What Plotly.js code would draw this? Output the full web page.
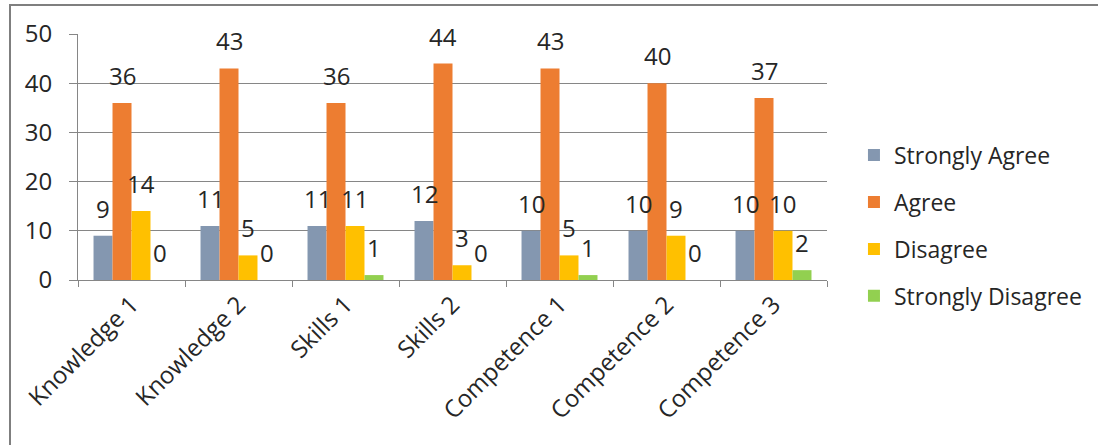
<!DOCTYPE html>
<html>
<head>
<meta charset="utf-8">
<script src="https://cdn.plot.ly/plotly-3.0.1.min.js"></script>
<style>
  html, body { margin: 0; padding: 0; background: #fff; overflow: hidden; }
  #chart { position: absolute; left: 0; top: 0; width: 1098px; height: 445px; }
  #frameTop { position: absolute; left: 10px; top: 4px; width: 1088px; height: 0; border-top: 2px solid #7f7f7f; }
  #frameLeft { position: absolute; left: 9px; top: 4px; width: 0; height: 441px; border-left: 2px solid #7f7f7f; }
</style>
</head>
<body>
<div id="chart"></div>
<div id="frameTop"></div>
<div id="frameLeft"></div>
<script>
const categories = ["Knowledge 1", "Knowledge 2", "Skills 1", "Skills 2", "Competence 1", "Competence 2", "Competence 3"];
const seriesNames = ["Strongly Agree", "Agree", "Disagree", "Strongly Disagree"];
const stronglyAgree = [9, 11, 11, 12, 10, 10, 10];
const agree = [36, 43, 36, 44, 43, 40, 37];
const disagree = [14, 5, 11, 3, 5, 9, 10];
const stronglyDisagree = [0, 0, 1, 0, 1, 0, 2];
const yTicks = [0, 10, 20, 30, 40, 50];

const seriesValues = [stronglyAgree, agree, disagree, stronglyDisagree];
const colors = ["#8497b0", "#ed7d31", "#ffc000", "#92d050"];
const FONT = "Open Sans, sans-serif";
const TXT = "#262626";

const W = 1098, H = 445;
const margin = { l: 78, r: 271, t: 34, b: 165, pad: 0, autoexpand: false };
const bargap = 0.29;
const plotW = W - margin.l - margin.r;
const barPx = (plotW / categories.length) * (1 - bargap) / seriesValues.length;

const traces = seriesValues.map((vals, i) => ({
  type: "bar",
  name: seriesNames[i],
  x: categories,
  y: vals,
  marker: { color: colors[i], line: { width: 0 } },
  legendgroup: "g" + i,
  hoverinfo: "x+y+name"
}));

const annotations = [];
seriesValues.forEach((vals, i) => {
  vals.forEach((v, j) => {
    annotations.push({
      x: categories[j], y: v, xref: "x", yref: "y",
      text: String(v), showarrow: false,
      xanchor: "center", yanchor: "bottom",
      xshift: (i - (seriesValues.length - 1) / 2) * barPx,
      yshift: 9,
      font: { family: FONT, size: 24, color: TXT }
    });
  });
});

const layout = {
  width: W, height: H,
  margin: margin,
  paper_bgcolor: "#ffffff",
  plot_bgcolor: "#ffffff",
  barmode: "group",
  bargap: bargap,
  bargroupgap: 0,
  showlegend: true,
  font: { family: FONT, size: 23, color: TXT },
  xaxis: {
    type: "category",
    tickangle: -45,
    tickson: "boundaries",
    ticks: "outside", ticklen: 6, tickcolor: "#868686", tickwidth: 1,
    showline: true, linecolor: "#868686", linewidth: 1,
    showgrid: false, zeroline: false,
    automargin: false,
    tickfont: { family: FONT, size: 24, color: TXT }
  },
  yaxis: {
    range: [0, 50],
    tickvals: yTicks,
    ticktext: yTicks.map(String),
    ticks: "outside", ticklen: 8, tickcolor: "#868686", tickwidth: 1,
    ticklabelstandoff: 12,
    showline: true, linecolor: "#868686", linewidth: 1,
    showgrid: true, gridcolor: "#868686", gridwidth: 1,
    zeroline: false,
    automargin: false,
    tickfont: { family: FONT, size: 24, color: TXT }
  },
  legend: {
    x: 1.036, xanchor: "left",
    y: 0.595, yanchor: "top",
    font: { family: FONT, size: 23, color: TXT },
    tracegroupgap: 14,
    itemwidth: 30,
    bgcolor: "rgba(0,0,0,0)"
  },
  annotations: annotations
};

Plotly.newPlot("chart", traces, layout, { displayModeBar: false, staticPlot: true });
</script>
</body>
</html>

# # #

JOB:
Write out an exact copy of the listing, first line through the line containing "const yTicks = [0, 10, 20, 30, 40, 50];", with the pictures left out.

TASK RESPONSE:
What Plotly.js code would draw this? Output the full web page.
<!DOCTYPE html>
<html>
<head>
<meta charset="utf-8">
<script src="https://cdn.plot.ly/plotly-3.0.1.min.js"></script>
<style>
  html, body { margin: 0; padding: 0; background: #fff; overflow: hidden; }
  #chart { position: absolute; left: 0; top: 0; width: 1098px; height: 445px; }
  #frameTop { position: absolute; left: 10px; top: 4px; width: 1088px; height: 0; border-top: 2px solid #7f7f7f; }
  #frameLeft { position: absolute; left: 9px; top: 4px; width: 0; height: 441px; border-left: 2px solid #7f7f7f; }
</style>
</head>
<body>
<div id="chart"></div>
<div id="frameTop"></div>
<div id="frameLeft"></div>
<script>
const categories = ["Knowledge 1", "Knowledge 2", "Skills 1", "Skills 2", "Competence 1", "Competence 2", "Competence 3"];
const seriesNames = ["Strongly Agree", "Agree", "Disagree", "Strongly Disagree"];
const stronglyAgree = [9, 11, 11, 12, 10, 10, 10];
const agree = [36, 43, 36, 44, 43, 40, 37];
const disagree = [14, 5, 11, 3, 5, 9, 10];
const stronglyDisagree = [0, 0, 1, 0, 1, 0, 2];
const yTicks = [0, 10, 20, 30, 40, 50];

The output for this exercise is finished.